A volte in quegli incontri c’era anche il duce. Grazie a Consiglio, come attestano i verbali, la durata dei Patti non fu limitata a soli 5 anni, fu sdoppiata giuridicamente la parrocchia in chiesa e patrimonio; furono letti in chiesa gli articoli del codice civile sul matrimonio. Consiglio era timido e Mussolini si spazientiva per la sua ritrosia a parlare, e una volta lo incoraggiò a mormorare, aggiungendo che in Italia era stata abolita la critica ma non la mormorazione. Un’altra volta si spazientì per la riservatezza di Consiglio che non beveva neanche un caffè e ordinò d’imperio alla sua governante Cesira una camomilla che il timido don Nicola trangugiò ubbidiente. Ai nemici il duce dava l’olio di ricino, ai magistrati la camomilla. Quando il giorno fatale raggiunsero l’accordo, chiesero a don Nicola cosa bevesse per festeggiare. Lui chiese “acqua e zucchero” e Mussolini si associò: brindarono così con acqua (santa?) e zucchero al Concordato. Subito dopo la Conciliazione, Consiglio elaborò la legge sulle Comunità israelitiche. La commissione che se ne occupò era composta da tre rappresentanti degli ebrei e tre giuristi, rappresentanti dello Stato italiano. Salomonica. Scrive Renzo de Felice: “il governo fascista accettò quasi in toto il punto di vista ebraico”. Il presidente del consorzio ebraico, Angelo Sereni, telegrafò a Mussolini “la vivissima riconoscenza degli ebrei italiani” e sulla rivista Israel Angelo Sacerdoti definì la nuova legge “la migliore di quelle emanate in altri stati”. Poi arrivò l’alleanza con Hitler e con lui le sciagurate leggi razziali.

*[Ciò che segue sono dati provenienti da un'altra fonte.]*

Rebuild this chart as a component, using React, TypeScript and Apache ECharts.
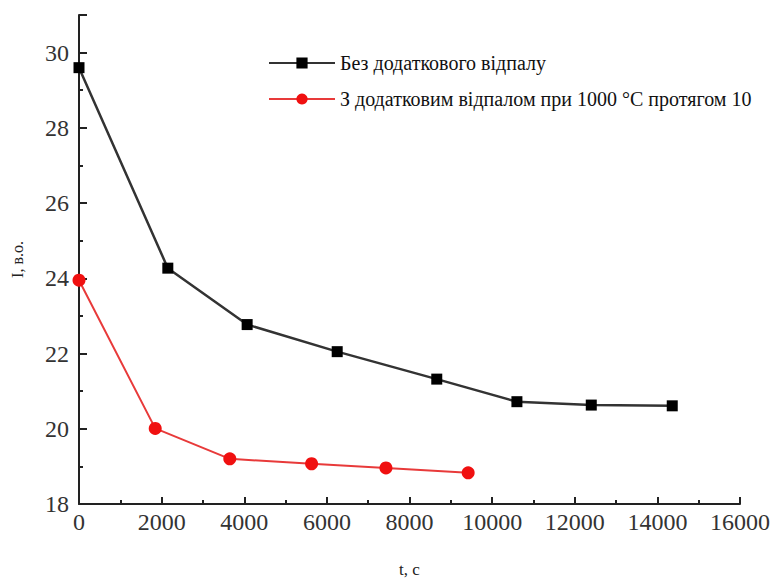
import React, { useEffect, useRef } from "react";
import * as echarts from "echarts";

const seriesNames = [
  "Без додаткового відпалу",
  "З додатковим відпалом при 1000 °С протягом 10",
];
const blackX = [0, 2150, 4070, 6250, 8660, 10600, 12400, 14360];
const blackY = [29.6, 24.27, 22.77, 22.05, 21.32, 20.72, 20.63, 20.61];
const redX = [0, 1845, 3650, 5630, 7430, 9420];
const redY = [23.95, 20.01, 19.2, 19.07, 18.96, 18.83];
const xTitle = "t, с";
const yTitle = "I, в.о.";

const FONT = "'Liberation Serif', 'DejaVu Serif', serif";

export default function App() {
  const ref = useRef<HTMLDivElement>(null);
  useEffect(() => {
    if (!ref.current) return;
    const chart = echarts.init(ref.current, undefined, { renderer: "svg" });
    const grid = { left: 79, right: 34, top: 15, bottom: 74 };
    chart.setOption({
      animation: false,
      backgroundColor: "#fff",
      grid,
      legend: {
        orient: "vertical",
        left: 263,
        top: 48,
        itemWidth: 66,
        itemHeight: 14,
        itemGap: 16,
        textStyle: { fontFamily: FONT, fontSize: 20, color: "#111" },
        data: seriesNames,
      },
      xAxis: {
        type: "value",
        min: 0,
        max: 16000,
        interval: 2000,
        name: xTitle,
        nameLocation: "middle",
        nameGap: 57,
        nameTextStyle: { fontFamily: FONT, fontSize: 17, color: "#222" },
        axisLine: { lineStyle: { color: "#222", width: 2 } },
        axisTick: { inside: true, length: 7, lineStyle: { color: "#222", width: 2 } },
        minorTick: { show: true, splitNumber: 2, length: 4, lineStyle: { color: "#222", width: 2 } },
        splitLine: { show: false },
        axisLabel: {
          fontFamily: FONT,
          fontSize: 24,
          color: "#333",
          margin: 6,
          formatter: (v: number) => String(v),
        },
      },
      yAxis: [
        {
          type: "value",
          min: 18,
          max: 31,
          interval: 2,
          position: "left",
          name: yTitle,
          nameLocation: "middle",
          nameRotate: 90,
          nameGap: 54,
          nameTextStyle: { fontFamily: FONT, fontSize: 16, color: "#222" },
          axisLine: { show: true, lineStyle: { color: "#222", width: 2 } },
          axisTick: { inside: true, length: 8, lineStyle: { color: "#222", width: 2 } },
          splitLine: { show: false },
          axisLabel: {
            fontFamily: FONT,
            fontSize: 24,
            color: "#333",
            margin: 10,
            formatter: (v: number) => (v % 2 === 0 ? String(v) : ""),
          },
        },
        {
          type: "value",
          min: 18,
          max: 31,
          interval: 1,
          position: "left",
          axisLine: { show: false },
          axisTick: { inside: true, length: 4, lineStyle: { color: "#222", width: 2 } },
          splitLine: { show: false },
          axisLabel: { show: false },
        },
      ],
      series: [
        {
          name: seriesNames[0],
          type: "line",
          data: blackX.map((x, i) => [x, blackY[i]]),
          symbol: "rect",
          symbolSize: 11,
          itemStyle: { color: "#000" },
          lineStyle: { color: "#333", width: 2.5 },
        },
        {
          name: seriesNames[1],
          type: "line",
          data: redX.map((x, i) => [x, redY[i]]),
          symbol: "circle",
          symbolSize: 13,
          itemStyle: { color: "#f01010" },
          lineStyle: { color: "#e83a3a", width: 2 },
        },
      ],
    });
    return () => chart.dispose();
  }, []);
  return <div ref={ref} style={{ width: 774, height: 583, position: "absolute", left: 0, top: 0 }} />;
}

A cent’anni suonati, Don Nicola ricordava che Mussolini gli disse l’11 febbraio del 1929 “lei passerà alla storia”. E lui rispose: “Sono stato semplicemente la mosca cocchiera”. Alla storia in effetti don Nicola non passò, in compenso concorse a lasciare due benemeriti fondamenti giuridici, il concordato con la chiesa e con gli ebrei. Il primo rimosso, il secondo negato.